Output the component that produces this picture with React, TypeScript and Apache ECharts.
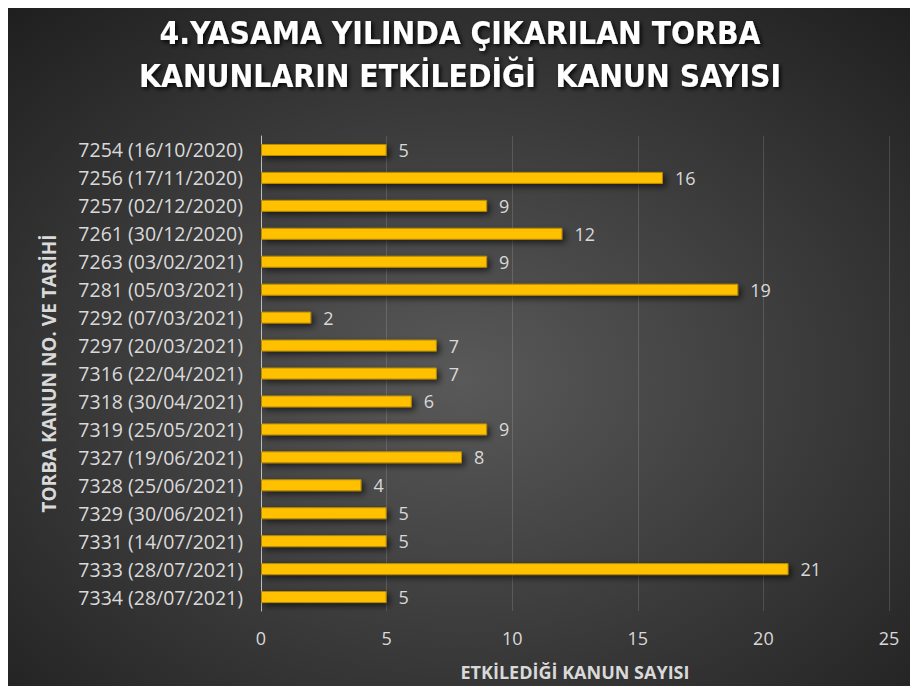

...

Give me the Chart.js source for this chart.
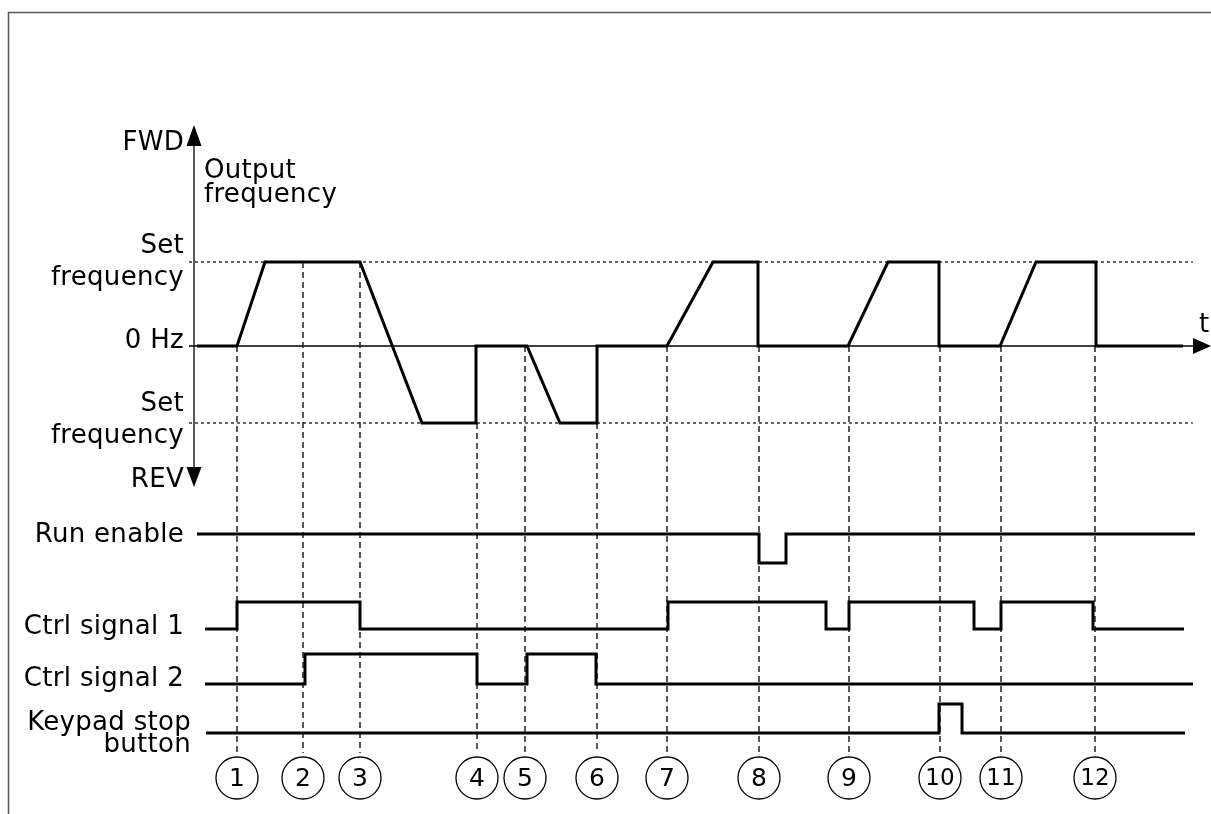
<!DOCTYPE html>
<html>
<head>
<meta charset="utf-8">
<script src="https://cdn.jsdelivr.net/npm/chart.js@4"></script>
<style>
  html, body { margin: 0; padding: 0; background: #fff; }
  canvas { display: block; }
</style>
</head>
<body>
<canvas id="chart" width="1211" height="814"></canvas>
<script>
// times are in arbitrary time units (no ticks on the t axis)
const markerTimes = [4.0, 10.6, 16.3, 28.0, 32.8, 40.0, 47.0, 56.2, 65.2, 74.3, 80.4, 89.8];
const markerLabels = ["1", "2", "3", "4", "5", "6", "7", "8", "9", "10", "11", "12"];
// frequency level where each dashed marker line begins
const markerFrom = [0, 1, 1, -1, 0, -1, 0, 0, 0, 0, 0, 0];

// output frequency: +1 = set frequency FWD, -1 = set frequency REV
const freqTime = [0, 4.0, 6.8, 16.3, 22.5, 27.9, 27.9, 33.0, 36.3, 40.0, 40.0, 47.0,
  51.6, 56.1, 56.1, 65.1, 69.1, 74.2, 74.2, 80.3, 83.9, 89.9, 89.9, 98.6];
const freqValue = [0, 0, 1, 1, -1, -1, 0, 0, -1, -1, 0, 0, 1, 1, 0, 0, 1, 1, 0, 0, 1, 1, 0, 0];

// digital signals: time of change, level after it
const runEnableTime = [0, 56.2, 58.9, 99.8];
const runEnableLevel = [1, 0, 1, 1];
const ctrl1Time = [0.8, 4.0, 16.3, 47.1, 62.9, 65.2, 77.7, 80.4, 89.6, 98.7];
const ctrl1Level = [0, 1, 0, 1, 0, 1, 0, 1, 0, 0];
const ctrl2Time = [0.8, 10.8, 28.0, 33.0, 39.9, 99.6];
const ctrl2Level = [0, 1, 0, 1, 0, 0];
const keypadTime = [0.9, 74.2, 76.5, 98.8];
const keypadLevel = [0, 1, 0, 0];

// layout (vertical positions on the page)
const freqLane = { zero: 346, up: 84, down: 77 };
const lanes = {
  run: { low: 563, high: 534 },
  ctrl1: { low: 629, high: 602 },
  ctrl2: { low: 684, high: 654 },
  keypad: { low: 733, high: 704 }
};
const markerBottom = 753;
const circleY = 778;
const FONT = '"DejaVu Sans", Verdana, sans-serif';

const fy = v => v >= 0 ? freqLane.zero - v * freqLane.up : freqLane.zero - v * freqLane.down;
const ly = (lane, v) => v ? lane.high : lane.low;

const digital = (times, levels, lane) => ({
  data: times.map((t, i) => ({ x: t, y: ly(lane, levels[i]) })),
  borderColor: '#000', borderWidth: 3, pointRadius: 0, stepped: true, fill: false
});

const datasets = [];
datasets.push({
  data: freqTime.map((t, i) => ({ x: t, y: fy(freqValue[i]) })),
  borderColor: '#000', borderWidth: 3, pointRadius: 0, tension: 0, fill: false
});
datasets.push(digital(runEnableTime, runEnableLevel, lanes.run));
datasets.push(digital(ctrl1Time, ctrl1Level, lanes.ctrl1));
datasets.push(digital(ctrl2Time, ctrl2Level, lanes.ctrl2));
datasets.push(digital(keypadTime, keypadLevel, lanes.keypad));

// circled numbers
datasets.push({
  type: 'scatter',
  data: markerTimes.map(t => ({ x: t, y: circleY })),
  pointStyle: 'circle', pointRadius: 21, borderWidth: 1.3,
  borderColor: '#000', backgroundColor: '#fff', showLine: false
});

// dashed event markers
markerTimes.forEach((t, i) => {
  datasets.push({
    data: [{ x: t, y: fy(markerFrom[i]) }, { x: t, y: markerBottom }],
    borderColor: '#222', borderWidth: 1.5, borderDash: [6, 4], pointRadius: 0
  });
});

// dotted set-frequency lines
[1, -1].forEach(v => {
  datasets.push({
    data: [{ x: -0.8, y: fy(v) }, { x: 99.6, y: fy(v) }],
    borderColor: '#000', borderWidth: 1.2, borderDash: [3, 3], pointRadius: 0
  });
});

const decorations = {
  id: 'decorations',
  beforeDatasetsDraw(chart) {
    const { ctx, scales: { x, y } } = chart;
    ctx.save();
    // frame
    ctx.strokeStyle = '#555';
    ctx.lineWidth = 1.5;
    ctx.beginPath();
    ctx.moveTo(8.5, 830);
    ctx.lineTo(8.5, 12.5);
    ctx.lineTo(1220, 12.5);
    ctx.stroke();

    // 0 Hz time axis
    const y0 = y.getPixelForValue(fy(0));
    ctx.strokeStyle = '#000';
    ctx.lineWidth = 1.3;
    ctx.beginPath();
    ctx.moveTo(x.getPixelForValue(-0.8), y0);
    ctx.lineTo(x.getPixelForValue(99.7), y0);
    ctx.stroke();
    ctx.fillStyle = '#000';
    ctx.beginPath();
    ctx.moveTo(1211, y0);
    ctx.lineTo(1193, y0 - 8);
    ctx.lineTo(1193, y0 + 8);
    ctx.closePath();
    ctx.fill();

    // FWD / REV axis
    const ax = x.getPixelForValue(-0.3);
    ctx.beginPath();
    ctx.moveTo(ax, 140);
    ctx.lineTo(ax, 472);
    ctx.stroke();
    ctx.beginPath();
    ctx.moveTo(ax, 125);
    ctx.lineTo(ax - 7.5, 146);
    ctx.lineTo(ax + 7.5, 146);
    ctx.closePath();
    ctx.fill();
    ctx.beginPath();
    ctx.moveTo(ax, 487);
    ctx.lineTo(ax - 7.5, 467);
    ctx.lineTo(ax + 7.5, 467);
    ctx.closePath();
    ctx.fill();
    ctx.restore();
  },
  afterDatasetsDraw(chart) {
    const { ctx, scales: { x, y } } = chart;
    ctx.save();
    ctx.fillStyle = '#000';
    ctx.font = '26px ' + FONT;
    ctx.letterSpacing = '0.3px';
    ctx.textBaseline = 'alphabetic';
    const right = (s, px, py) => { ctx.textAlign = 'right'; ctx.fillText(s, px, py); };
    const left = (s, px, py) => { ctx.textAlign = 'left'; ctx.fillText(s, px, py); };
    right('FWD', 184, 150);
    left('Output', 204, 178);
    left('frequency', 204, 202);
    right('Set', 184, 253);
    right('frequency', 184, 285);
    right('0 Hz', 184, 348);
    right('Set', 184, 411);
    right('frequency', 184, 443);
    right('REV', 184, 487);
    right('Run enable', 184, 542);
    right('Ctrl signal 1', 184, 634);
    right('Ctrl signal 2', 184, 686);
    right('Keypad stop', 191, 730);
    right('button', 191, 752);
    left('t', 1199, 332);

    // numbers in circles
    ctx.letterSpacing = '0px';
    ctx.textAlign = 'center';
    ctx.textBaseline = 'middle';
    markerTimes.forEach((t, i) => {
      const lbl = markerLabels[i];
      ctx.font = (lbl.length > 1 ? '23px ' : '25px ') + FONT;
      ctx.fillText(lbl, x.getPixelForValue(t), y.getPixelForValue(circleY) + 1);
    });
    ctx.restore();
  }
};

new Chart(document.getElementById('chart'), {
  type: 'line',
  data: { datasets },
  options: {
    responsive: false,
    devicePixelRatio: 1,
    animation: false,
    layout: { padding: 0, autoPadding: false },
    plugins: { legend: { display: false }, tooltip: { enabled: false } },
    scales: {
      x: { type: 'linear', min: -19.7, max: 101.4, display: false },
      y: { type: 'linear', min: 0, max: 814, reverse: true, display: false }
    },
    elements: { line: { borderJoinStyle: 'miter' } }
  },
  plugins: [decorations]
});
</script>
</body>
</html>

**REQUEST:** Give back exactly the lines from the one that holds "Give me the Chart.js source for this chart." to the one that holds "0, 0, 0, 0, 0];", with both ends and without the images.

**RESULT BELOW:**
Give me the Chart.js source for this chart.
<!DOCTYPE html>
<html>
<head>
<meta charset="utf-8">
<script src="https://cdn.jsdelivr.net/npm/chart.js@4"></script>
<style>
  html, body { margin: 0; padding: 0; background: #fff; }
  canvas { display: block; }
</style>
</head>
<body>
<canvas id="chart" width="1211" height="814"></canvas>
<script>
// times are in arbitrary time units (no ticks on the t axis)
const markerTimes = [4.0, 10.6, 16.3, 28.0, 32.8, 40.0, 47.0, 56.2, 65.2, 74.3, 80.4, 89.8];
const markerLabels = ["1", "2", "3", "4", "5", "6", "7", "8", "9", "10", "11", "12"];
// frequency level where each dashed marker line begins
const markerFrom = [0, 1, 1, -1, 0, -1, 0, 0, 0, 0, 0, 0];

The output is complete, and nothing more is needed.